Honestly, the strongest setup may be hybrid. Use AI tools for speed, versioning, and translation, then put a real person on camera where credibility matters most. That gives you efficiency without sanding off your identity.
The bigger issue behind the AI marketing video boom
The New York Times report points to a wider shift in startup marketing. Founders are under pressure to look bigger, move faster, and ship more content with smaller teams. AI video fits that pressure perfectly. It helps companies create the appearance of polish at low cost.
But appearance is not the same as persuasion. And persuasion is not the same as trust.
That gap matters because startup websites are already crowded with auto-generated copy, templated design, and familiar promises about saving time and boosting productivity. Add a synthetic spokesperson reading more synthetic copy, and the result can feel less modern than hollow.
Buyers are not fools. They know efficiency when they see it. They also know when a company is hiding behind it.
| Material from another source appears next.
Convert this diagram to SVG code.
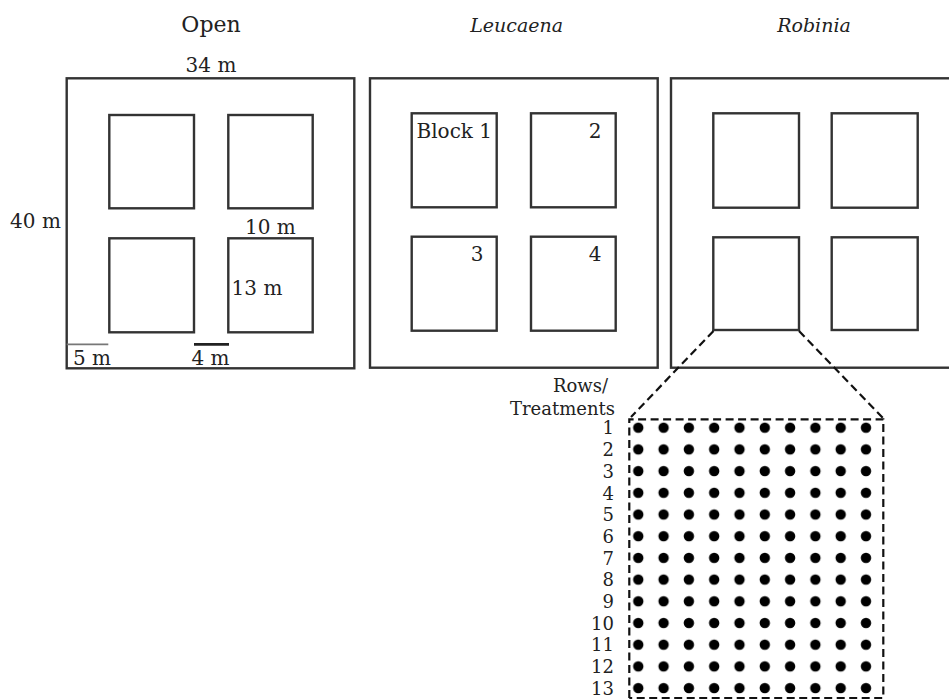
<svg xmlns="http://www.w3.org/2000/svg" width="949" height="700" viewBox="0 0 949 700">
<style>
.frame{fill:none;stroke:#333;stroke-width:2.4}
.blk{fill:none;stroke:#333;stroke-width:2.4}
.t{font-family:"DejaVu Serif","Liberation Serif",serif;font-size:20px;fill:#222}
.s{font-size:18px}
.it{font-family:"DejaVu Serif","Liberation Serif",serif;font-size:19px;font-style:italic;fill:#222}
.r{text-anchor:end}
.dash{fill:none;stroke:#111;stroke-width:2.2;stroke-dasharray:8 4.5}
.dot{fill:#000}
</style>
<rect width="949" height="700" fill="#fff"/>
<g id="titles">
<text class="t" x="211" y="31.7" text-anchor="middle" style="font-size:22px">Open</text>
<text class="it" x="516.7" y="31.7" text-anchor="middle">Leucaena</text>
<text class="it" x="814" y="31.7" text-anchor="middle">Robinia</text>
</g>
<g id="open-plot">
<rect class="frame" x="66.7" y="78.3" width="287.6" height="290"/>
<rect class="blk" x="109.3" y="115" width="84.7" height="93.3"/>
<rect class="blk" x="228.3" y="115" width="84.4" height="93.3"/>
<rect class="blk" x="109.3" y="238.3" width="84.7" height="94"/>
<rect class="blk" x="228.3" y="238.3" width="84.4" height="94"/>
<line x1="66.7" y1="344.4" x2="108.3" y2="344.4" stroke="#777" stroke-width="1.6"/>
<line x1="194" y1="344.4" x2="229" y2="344.4" stroke="#222" stroke-width="2.8"/>
<text class="t" x="211" y="71.7" text-anchor="middle">34 m</text>
<text class="t" x="35.5" y="228.3" text-anchor="middle">40 m</text>
<text class="t" x="270.3" y="234" text-anchor="middle">10 m</text>
<text class="t" x="257" y="295" text-anchor="middle">13 m</text>
<text class="t" x="92" y="365" text-anchor="middle">5 m</text>
<text class="t" x="210.5" y="365" text-anchor="middle">4 m</text>
</g>
<g id="leucaena-plot">
<rect class="frame" x="370" y="78.3" width="287.7" height="289.4"/>
<rect class="blk" x="411.7" y="113.3" width="85" height="94"/>
<rect class="blk" x="531" y="113.3" width="84.7" height="94"/>
<rect class="blk" x="411.7" y="236.7" width="85" height="94"/>
<rect class="blk" x="531" y="236.7" width="84.7" height="94"/>
<text class="t" x="454.3" y="138.3" text-anchor="middle">Block 1</text>
<text class="t" x="595" y="138.3" text-anchor="middle">2</text>
<text class="t" x="477" y="260.5" text-anchor="middle">3</text>
<text class="t" x="595" y="261" text-anchor="middle">4</text>
</g>
<g id="robinia-plot">
<rect class="frame" x="671" y="78.3" width="300" height="289.4"/>
<rect class="blk" x="713.3" y="113.3" width="85.7" height="94.4"/>
<rect class="blk" x="831.7" y="113.3" width="86" height="94.4"/>
<rect class="blk" x="713.3" y="237.3" width="85.7" height="92.7"/>
<rect class="blk" x="831.7" y="237.3" width="86" height="92.7"/>
</g>
<g id="connectors">
<line class="dash" x1="713.5" y1="331" x2="631" y2="417"/>
<line class="dash" x1="799" y1="331" x2="883" y2="418"/>
</g>
<g id="detail-block">
<path class="dash" d="M629.3 698 V419.3 H883.3 V698 H629.3"/>
<text class="t s r" x="608" y="391.7">Rows/</text>
<text class="t s r" x="615" y="415">Treatments</text>
<g class="t s r">
<text x="614" y="434.4">1</text>
<text x="614" y="456.1">2</text>
<text x="614" y="477.8">3</text>
<text x="614" y="499.5">4</text>
<text x="614" y="521.2">5</text>
<text x="614" y="542.9">6</text>
<text x="614" y="564.6">7</text>
<text x="614" y="586.3">8</text>
<text x="614" y="608">9</text>
<text x="614" y="629.7">10</text>
<text x="614" y="651.4">11</text>
<text x="614" y="673.1">12</text>
<text x="614" y="694.8">13</text>
</g>
<pattern id="dots" x="625.65" y="416.85" width="25.3" height="21.7" patternUnits="userSpaceOnUse">
<circle class="dot" cx="12.65" cy="10.85" r="5.2"/>
</pattern>
<rect x="625.65" y="416.85" width="253" height="282.1" fill="url(#dots)"/>
</g>
</svg>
Before you put that video on your homepage
An AI marketing video can be useful. It can also become one more layer of noise on a web already packed with polished nothing.
If you are building a startup brand, treat video like product design. Every element should earn its place. Show the software. Sound like a person. Say something specific. And if the AI version feels thin, scrap it and film the founder with decent lighting and a clean script. That may be the sharper move in a market now crowded with synthetic smiles.
The next wave of startup sites will tell us something interesting. Will they all sound the same, or will a few companies remember that credibility still has a human face?